◆ **Exercise description**:
Output the line that holds "Generate a component", the line that holds "const xTickValues = [0, 20, 40, 60, 80, 100];", and every line between them, exactly, but none of the pictures.

◆ **Task data**:
◇ ◇ ◇ ◇
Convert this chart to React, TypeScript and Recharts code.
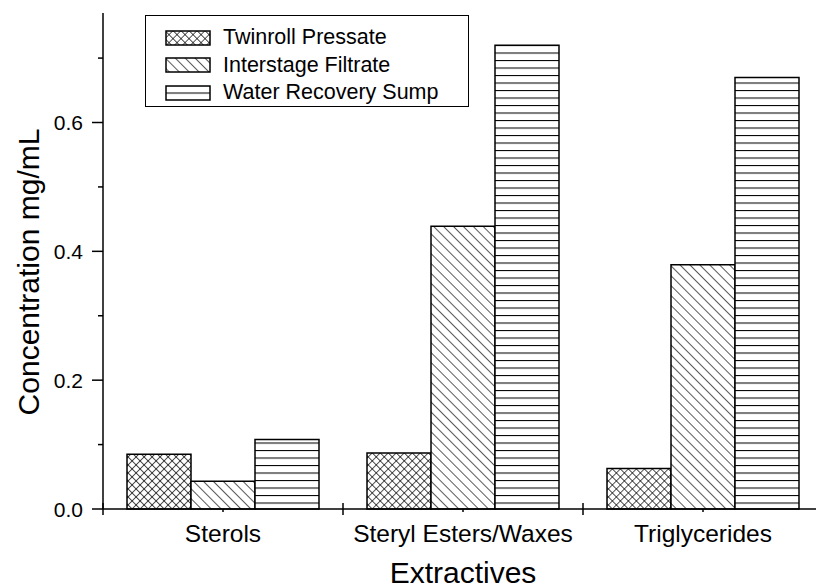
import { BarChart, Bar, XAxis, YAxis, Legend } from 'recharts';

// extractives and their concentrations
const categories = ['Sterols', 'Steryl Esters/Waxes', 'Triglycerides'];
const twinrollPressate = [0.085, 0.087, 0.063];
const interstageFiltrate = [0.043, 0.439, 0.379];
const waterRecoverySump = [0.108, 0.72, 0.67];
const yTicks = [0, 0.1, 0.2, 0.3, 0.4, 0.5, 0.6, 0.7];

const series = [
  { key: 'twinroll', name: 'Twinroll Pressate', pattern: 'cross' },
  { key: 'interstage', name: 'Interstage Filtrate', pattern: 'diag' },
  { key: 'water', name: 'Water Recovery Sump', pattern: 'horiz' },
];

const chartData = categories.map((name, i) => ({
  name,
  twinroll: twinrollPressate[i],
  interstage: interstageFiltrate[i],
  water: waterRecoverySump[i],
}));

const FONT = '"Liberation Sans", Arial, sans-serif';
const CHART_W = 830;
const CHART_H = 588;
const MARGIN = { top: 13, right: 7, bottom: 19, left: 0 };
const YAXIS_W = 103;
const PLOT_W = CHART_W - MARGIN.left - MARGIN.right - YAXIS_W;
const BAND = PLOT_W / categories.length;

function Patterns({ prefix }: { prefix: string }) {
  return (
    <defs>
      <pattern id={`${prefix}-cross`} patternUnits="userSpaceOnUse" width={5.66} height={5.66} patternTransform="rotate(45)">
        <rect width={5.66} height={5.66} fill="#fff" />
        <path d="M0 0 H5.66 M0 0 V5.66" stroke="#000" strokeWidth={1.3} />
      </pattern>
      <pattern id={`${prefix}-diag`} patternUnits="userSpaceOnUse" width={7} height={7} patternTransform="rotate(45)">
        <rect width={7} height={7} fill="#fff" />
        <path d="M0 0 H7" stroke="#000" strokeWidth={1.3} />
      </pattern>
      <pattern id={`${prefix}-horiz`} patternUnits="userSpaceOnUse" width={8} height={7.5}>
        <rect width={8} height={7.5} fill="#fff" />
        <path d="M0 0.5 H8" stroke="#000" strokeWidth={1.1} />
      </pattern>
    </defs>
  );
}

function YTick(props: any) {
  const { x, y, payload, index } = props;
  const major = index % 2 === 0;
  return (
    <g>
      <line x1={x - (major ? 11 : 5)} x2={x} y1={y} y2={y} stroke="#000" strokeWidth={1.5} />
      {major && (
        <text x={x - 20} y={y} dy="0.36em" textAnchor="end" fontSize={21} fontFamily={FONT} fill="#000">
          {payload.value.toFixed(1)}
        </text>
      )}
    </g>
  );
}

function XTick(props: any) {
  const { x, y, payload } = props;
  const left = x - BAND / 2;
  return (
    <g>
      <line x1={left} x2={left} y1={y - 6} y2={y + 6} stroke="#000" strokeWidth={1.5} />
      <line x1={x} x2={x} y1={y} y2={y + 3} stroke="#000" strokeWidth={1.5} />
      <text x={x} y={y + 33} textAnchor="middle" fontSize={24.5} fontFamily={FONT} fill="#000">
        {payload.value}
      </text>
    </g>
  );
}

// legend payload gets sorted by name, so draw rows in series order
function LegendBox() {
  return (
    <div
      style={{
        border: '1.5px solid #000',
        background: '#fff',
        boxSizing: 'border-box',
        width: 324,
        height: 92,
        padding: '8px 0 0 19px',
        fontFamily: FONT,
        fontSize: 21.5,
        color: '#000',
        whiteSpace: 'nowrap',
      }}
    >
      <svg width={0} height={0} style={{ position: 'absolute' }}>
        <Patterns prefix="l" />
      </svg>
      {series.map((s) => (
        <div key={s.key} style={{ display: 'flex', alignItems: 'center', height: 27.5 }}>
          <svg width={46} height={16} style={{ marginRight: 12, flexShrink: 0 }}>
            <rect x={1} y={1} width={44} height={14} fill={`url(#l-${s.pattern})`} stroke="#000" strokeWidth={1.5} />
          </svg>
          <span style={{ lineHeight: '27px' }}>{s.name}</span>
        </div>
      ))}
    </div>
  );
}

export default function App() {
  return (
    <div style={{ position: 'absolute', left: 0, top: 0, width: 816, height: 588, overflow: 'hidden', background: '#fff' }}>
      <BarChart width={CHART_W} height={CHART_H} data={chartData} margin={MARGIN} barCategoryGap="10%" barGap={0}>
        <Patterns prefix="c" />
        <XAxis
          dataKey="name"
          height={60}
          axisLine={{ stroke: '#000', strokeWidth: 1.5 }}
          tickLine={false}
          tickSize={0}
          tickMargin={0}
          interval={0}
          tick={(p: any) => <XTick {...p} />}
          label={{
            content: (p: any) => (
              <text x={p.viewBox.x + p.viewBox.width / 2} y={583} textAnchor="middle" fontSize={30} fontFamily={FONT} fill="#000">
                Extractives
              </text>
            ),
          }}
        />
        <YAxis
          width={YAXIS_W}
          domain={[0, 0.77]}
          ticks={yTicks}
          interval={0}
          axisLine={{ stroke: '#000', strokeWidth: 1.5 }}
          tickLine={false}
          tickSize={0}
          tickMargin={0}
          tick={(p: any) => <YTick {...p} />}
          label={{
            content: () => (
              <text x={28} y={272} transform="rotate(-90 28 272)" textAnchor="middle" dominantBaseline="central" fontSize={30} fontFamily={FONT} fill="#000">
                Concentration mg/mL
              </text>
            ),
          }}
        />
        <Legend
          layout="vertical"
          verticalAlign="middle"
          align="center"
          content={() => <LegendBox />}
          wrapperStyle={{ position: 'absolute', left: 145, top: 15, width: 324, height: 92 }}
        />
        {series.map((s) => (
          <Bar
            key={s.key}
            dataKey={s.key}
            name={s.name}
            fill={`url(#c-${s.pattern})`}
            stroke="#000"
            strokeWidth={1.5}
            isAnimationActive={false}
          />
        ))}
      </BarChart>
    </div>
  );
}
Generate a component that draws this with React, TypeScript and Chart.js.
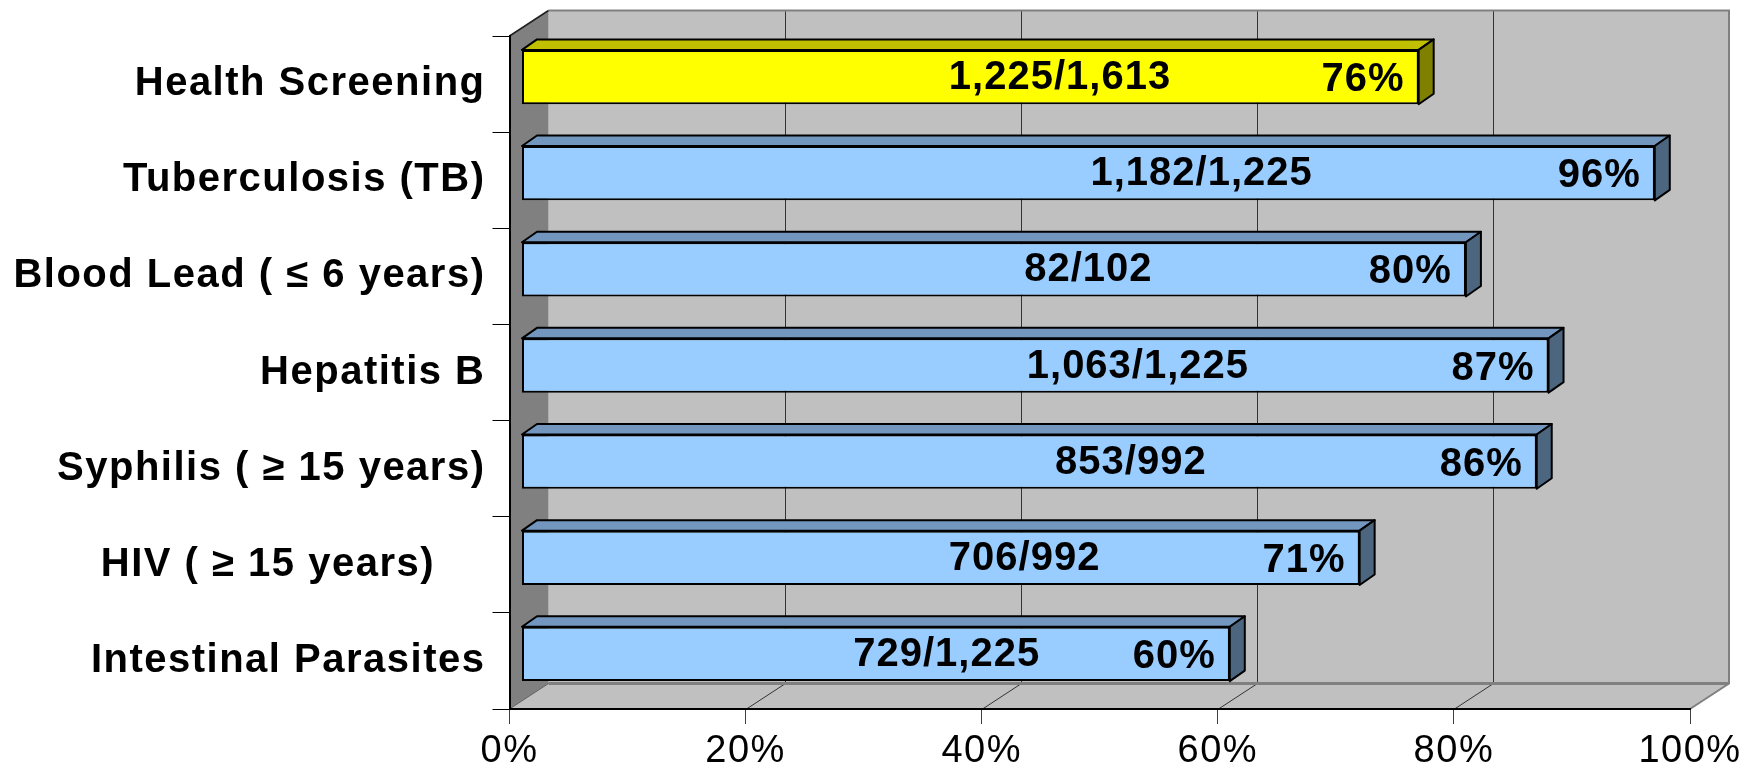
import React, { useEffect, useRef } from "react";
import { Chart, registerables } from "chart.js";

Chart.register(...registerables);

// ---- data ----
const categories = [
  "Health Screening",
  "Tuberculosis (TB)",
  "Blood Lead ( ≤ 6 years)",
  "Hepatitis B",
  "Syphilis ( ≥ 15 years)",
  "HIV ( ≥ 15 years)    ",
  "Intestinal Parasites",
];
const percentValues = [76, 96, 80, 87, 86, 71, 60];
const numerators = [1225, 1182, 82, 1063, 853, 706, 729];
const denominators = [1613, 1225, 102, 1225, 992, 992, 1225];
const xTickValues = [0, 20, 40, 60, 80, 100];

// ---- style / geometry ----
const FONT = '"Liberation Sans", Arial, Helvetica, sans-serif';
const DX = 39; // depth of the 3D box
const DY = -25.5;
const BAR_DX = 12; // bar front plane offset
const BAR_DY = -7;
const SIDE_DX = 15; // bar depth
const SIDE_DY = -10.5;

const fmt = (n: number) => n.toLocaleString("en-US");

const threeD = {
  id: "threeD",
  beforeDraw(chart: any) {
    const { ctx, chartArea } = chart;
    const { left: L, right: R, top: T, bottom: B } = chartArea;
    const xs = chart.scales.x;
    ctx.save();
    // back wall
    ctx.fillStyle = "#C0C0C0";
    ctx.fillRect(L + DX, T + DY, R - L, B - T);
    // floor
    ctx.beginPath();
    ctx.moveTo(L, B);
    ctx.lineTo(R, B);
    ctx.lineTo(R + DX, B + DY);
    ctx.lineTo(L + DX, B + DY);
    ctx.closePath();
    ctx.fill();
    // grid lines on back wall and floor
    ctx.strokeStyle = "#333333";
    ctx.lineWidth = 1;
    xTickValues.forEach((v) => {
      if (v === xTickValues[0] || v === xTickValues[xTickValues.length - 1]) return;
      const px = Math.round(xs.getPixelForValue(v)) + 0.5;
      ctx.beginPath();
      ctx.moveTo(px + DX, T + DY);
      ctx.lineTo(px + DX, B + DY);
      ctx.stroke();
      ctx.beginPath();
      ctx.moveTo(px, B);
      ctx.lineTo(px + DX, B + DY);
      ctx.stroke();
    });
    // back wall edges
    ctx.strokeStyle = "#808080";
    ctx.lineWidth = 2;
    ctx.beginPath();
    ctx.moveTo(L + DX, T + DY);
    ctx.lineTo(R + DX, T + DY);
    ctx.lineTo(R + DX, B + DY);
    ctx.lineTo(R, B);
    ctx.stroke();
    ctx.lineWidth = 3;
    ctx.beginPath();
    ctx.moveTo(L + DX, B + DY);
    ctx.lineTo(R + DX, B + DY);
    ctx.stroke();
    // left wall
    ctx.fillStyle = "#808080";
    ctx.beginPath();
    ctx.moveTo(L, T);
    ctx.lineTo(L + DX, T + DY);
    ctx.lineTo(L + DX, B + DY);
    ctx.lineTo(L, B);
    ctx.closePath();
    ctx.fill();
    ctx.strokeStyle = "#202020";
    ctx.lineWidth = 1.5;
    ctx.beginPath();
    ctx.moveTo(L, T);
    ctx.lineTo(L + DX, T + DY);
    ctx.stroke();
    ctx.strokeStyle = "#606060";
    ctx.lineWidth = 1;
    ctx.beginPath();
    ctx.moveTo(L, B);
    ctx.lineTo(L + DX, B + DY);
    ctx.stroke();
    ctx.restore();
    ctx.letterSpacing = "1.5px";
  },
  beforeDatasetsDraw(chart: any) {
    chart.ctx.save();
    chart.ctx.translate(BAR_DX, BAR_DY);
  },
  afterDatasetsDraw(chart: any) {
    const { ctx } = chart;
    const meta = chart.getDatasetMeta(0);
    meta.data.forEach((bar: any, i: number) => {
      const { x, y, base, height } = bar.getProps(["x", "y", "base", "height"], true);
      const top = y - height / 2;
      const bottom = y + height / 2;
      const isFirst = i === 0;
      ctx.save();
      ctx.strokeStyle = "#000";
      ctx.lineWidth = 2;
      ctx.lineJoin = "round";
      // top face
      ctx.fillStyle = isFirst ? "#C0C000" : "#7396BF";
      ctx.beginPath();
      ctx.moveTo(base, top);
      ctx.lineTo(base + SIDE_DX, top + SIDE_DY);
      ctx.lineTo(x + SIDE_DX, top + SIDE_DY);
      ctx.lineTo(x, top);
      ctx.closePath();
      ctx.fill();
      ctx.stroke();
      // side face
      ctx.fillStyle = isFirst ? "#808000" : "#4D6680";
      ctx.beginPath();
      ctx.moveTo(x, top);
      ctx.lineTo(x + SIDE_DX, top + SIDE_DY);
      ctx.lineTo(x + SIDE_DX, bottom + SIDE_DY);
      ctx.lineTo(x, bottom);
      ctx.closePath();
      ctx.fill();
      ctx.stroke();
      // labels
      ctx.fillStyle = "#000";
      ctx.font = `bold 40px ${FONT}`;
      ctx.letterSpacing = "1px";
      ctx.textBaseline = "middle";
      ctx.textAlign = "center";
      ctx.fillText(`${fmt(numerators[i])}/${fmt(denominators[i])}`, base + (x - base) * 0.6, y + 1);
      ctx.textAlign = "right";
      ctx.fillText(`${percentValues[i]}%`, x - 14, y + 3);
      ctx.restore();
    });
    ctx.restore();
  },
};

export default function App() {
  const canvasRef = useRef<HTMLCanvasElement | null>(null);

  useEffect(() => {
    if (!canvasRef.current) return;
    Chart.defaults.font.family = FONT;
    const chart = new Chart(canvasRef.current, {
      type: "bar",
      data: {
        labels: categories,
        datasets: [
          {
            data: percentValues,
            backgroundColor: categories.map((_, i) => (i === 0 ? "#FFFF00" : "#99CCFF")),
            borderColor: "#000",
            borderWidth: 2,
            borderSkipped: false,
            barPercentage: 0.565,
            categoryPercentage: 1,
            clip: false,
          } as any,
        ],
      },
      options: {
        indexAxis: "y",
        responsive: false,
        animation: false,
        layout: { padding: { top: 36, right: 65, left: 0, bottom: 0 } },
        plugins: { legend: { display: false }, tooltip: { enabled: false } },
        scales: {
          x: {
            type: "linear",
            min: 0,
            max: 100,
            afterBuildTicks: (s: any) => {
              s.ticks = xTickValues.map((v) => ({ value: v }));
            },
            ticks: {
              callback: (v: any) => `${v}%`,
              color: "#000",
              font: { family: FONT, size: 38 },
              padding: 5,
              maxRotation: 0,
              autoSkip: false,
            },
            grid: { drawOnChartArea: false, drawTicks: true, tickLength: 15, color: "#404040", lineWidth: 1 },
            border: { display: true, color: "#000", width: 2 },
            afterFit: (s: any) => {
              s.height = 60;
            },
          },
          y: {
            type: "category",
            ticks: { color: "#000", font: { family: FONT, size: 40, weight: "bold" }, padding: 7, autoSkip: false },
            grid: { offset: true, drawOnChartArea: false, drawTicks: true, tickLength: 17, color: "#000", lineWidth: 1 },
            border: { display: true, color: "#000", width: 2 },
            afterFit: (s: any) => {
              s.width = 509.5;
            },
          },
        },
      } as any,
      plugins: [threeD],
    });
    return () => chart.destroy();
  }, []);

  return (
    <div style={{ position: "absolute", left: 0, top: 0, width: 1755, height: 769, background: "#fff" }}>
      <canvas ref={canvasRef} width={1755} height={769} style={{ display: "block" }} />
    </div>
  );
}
◇ ◇ ◇ ◇
◆ **Task answer**:
Generate a component that draws this with React, TypeScript and Chart.js.
import React, { useEffect, useRef } from "react";
import { Chart, registerables } from "chart.js";

Chart.register(...registerables);

// ---- data ----
const categories = [
  "Health Screening",
  "Tuberculosis (TB)",
  "Blood Lead ( ≤ 6 years)",
  "Hepatitis B",
  "Syphilis ( ≥ 15 years)",
  "HIV ( ≥ 15 years)    ",
  "Intestinal Parasites",
];
const percentValues = [76, 96, 80, 87, 86, 71, 60];
const numerators = [1225, 1182, 82, 1063, 853, 706, 729];
const denominators = [1613, 1225, 102, 1225, 992, 992, 1225];
const xTickValues = [0, 20, 40, 60, 80, 100];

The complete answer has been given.